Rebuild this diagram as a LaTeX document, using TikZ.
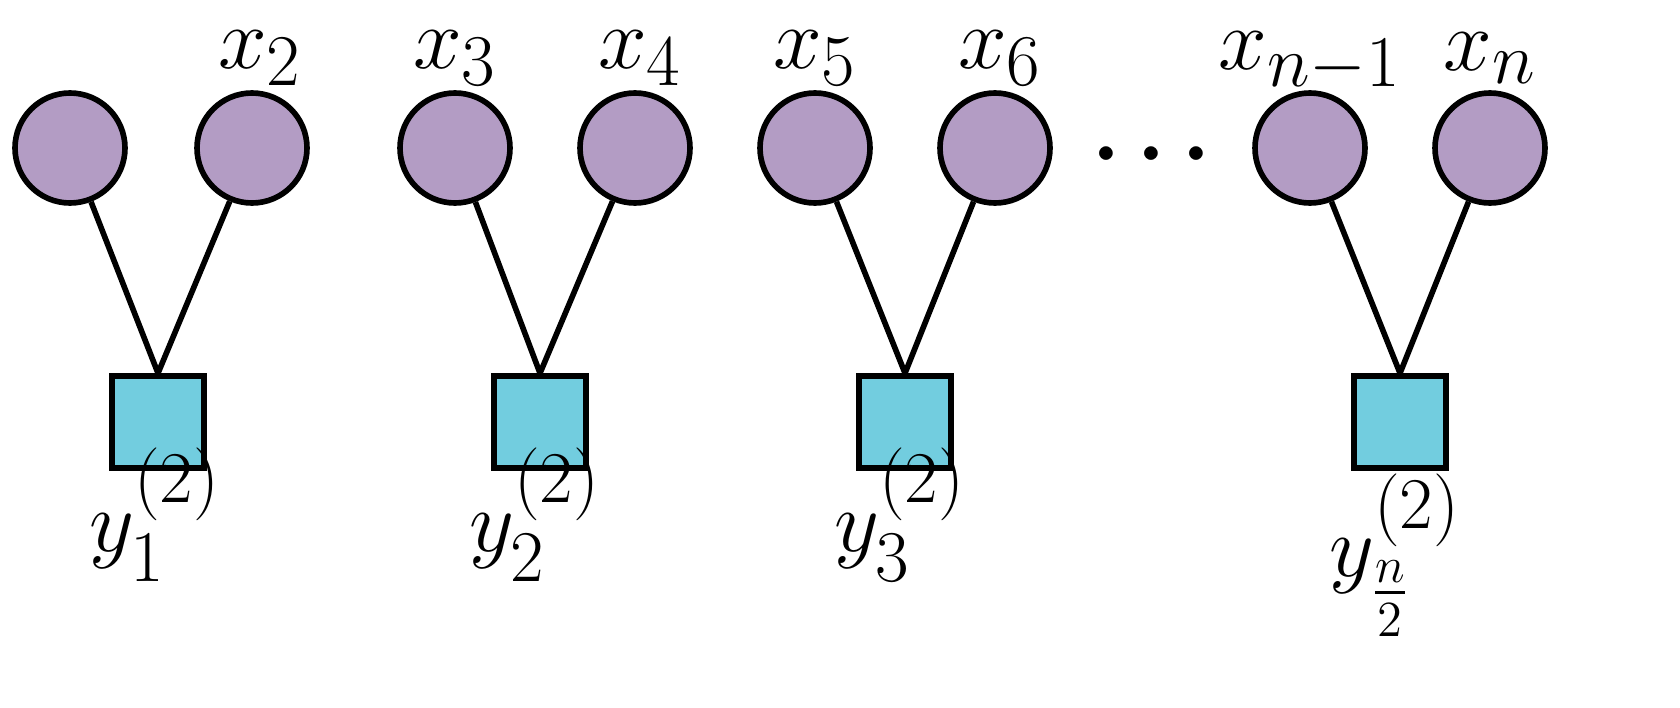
\documentclass[tikz,border=0pt]{standalone}
\usepackage{amsmath}
\usepackage{tikz}
\usetikzlibrary{positioning}
\definecolor{varcol}{HTML}{B39CC4}
\definecolor{chkcol}{HTML}{72CDDF}
\begin{document}
\begin{tikzpicture}[
    var/.style={circle, draw, line width=1.6pt, fill=varcol, minimum size=1.1cm, inner sep=0pt},
    chk/.style={rectangle, draw, line width=1.6pt, fill=chkcol, minimum size=0.92cm, inner sep=0pt},
    edge/.style={line width=1.6pt},
    lbl/.style={font=\fontsize{29}{34}\selectfont, inner sep=1pt}
]
\useasboundingbox (0,0) rectangle (16.8,-7.07);

% variable nodes
\node[var] (v1) at (0.70,-1.48) {};
\node[var] (v2) at (2.52,-1.48) {};
\node[var] (v3) at (4.55,-1.48) {};
\node[var] (v4) at (6.35,-1.48) {};
\node[var] (v5) at (8.15,-1.48) {};
\node[var] (v6) at (9.95,-1.48) {};
\node[var] (v7) at (13.10,-1.48) {};
\node[var] (v8) at (14.90,-1.48) {};

% check nodes
\node[chk] (c1) at (1.58,-4.22) {};
\node[chk] (c2) at (5.40,-4.22) {};
\node[chk] (c3) at (9.05,-4.22) {};
\node[chk] (c4) at (14.00,-4.22) {};

% edges
\draw[edge] (v1) -- (c1.north);
\draw[edge] (v2) -- (c1.north);
\draw[edge] (v3) -- (c2.north);
\draw[edge] (v4) -- (c2.north);
\draw[edge] (v5) -- (c3.north);
\draw[edge] (v6) -- (c3.north);
\draw[edge] (v7) -- (c4.north);
\draw[edge] (v8) -- (c4.north);

% labels
\node[lbl] (lx2) at (2.60,-0.58) {$x_2$};
\node[lbl] (lx3) at (4.55,-0.58) {$x_3$};
\node[lbl] (lx4) at (6.40,-0.58) {$x_4$};
\node[lbl] (lx5) at (8.15,-0.58) {$x_5$};
\node[lbl] (lx6) at (10.00,-0.58) {$x_6$};
\node[lbl] (lx7) at (13.10,-0.62) {$x_{n-1}$};
\node[lbl] (lx8) at (14.90,-0.58) {$x_n$};
\node[lbl] (dots) at (11.60,-1.55) {$\boldsymbol{\cdots}$};
\node[lbl] (ly1) at (1.55,-5.15) {$y_1^{(2)}$};
\node[lbl] (ly2) at (5.35,-5.15) {$y_2^{(2)}$};
\node[lbl] (ly3) at (9.00,-5.15) {$y_3^{(2)}$};
\node[lbl] (ly4) at (13.95,-5.55) {$y_{\frac{n}{2}}^{(2)}$};
\end{tikzpicture}
\end{document}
++++++
* _SHORT PROBLEM_
The listing above needs to be output again exactly. Don't include the pictures.

* _FULL SOLUTION_
Rebuild this diagram as a LaTeX document, using TikZ.
\documentclass[tikz,border=0pt]{standalone}
\usepackage{amsmath}
\usepackage{tikz}
\usetikzlibrary{positioning}
\definecolor{varcol}{HTML}{B39CC4}
\definecolor{chkcol}{HTML}{72CDDF}
\begin{document}
\begin{tikzpicture}[
    var/.style={circle, draw, line width=1.6pt, fill=varcol, minimum size=1.1cm, inner sep=0pt},
    chk/.style={rectangle, draw, line width=1.6pt, fill=chkcol, minimum size=0.92cm, inner sep=0pt},
    edge/.style={line width=1.6pt},
    lbl/.style={font=\fontsize{29}{34}\selectfont, inner sep=1pt}
]
\useasboundingbox (0,0) rectangle (16.8,-7.07);

% variable nodes
\node[var] (v1) at (0.70,-1.48) {};
\node[var] (v2) at (2.52,-1.48) {};
\node[var] (v3) at (4.55,-1.48) {};
\node[var] (v4) at (6.35,-1.48) {};
\node[var] (v5) at (8.15,-1.48) {};
\node[var] (v6) at (9.95,-1.48) {};
\node[var] (v7) at (13.10,-1.48) {};
\node[var] (v8) at (14.90,-1.48) {};

% check nodes
\node[chk] (c1) at (1.58,-4.22) {};
\node[chk] (c2) at (5.40,-4.22) {};
\node[chk] (c3) at (9.05,-4.22) {};
\node[chk] (c4) at (14.00,-4.22) {};

% edges
\draw[edge] (v1) -- (c1.north);
\draw[edge] (v2) -- (c1.north);
\draw[edge] (v3) -- (c2.north);
\draw[edge] (v4) -- (c2.north);
\draw[edge] (v5) -- (c3.north);
\draw[edge] (v6) -- (c3.north);
\draw[edge] (v7) -- (c4.north);
\draw[edge] (v8) -- (c4.north);

% labels
\node[lbl] (lx2) at (2.60,-0.58) {$x_2$};
\node[lbl] (lx3) at (4.55,-0.58) {$x_3$};
\node[lbl] (lx4) at (6.40,-0.58) {$x_4$};
\node[lbl] (lx5) at (8.15,-0.58) {$x_5$};
\node[lbl] (lx6) at (10.00,-0.58) {$x_6$};
\node[lbl] (lx7) at (13.10,-0.62) {$x_{n-1}$};
\node[lbl] (lx8) at (14.90,-0.58) {$x_n$};
\node[lbl] (dots) at (11.60,-1.55) {$\boldsymbol{\cdots}$};
\node[lbl] (ly1) at (1.55,-5.15) {$y_1^{(2)}$};
\node[lbl] (ly2) at (5.35,-5.15) {$y_2^{(2)}$};
\node[lbl] (ly3) at (9.00,-5.15) {$y_3^{(2)}$};
\node[lbl] (ly4) at (13.95,-5.55) {$y_{\frac{n}{2}}^{(2)}$};
\end{tikzpicture}
\end{document}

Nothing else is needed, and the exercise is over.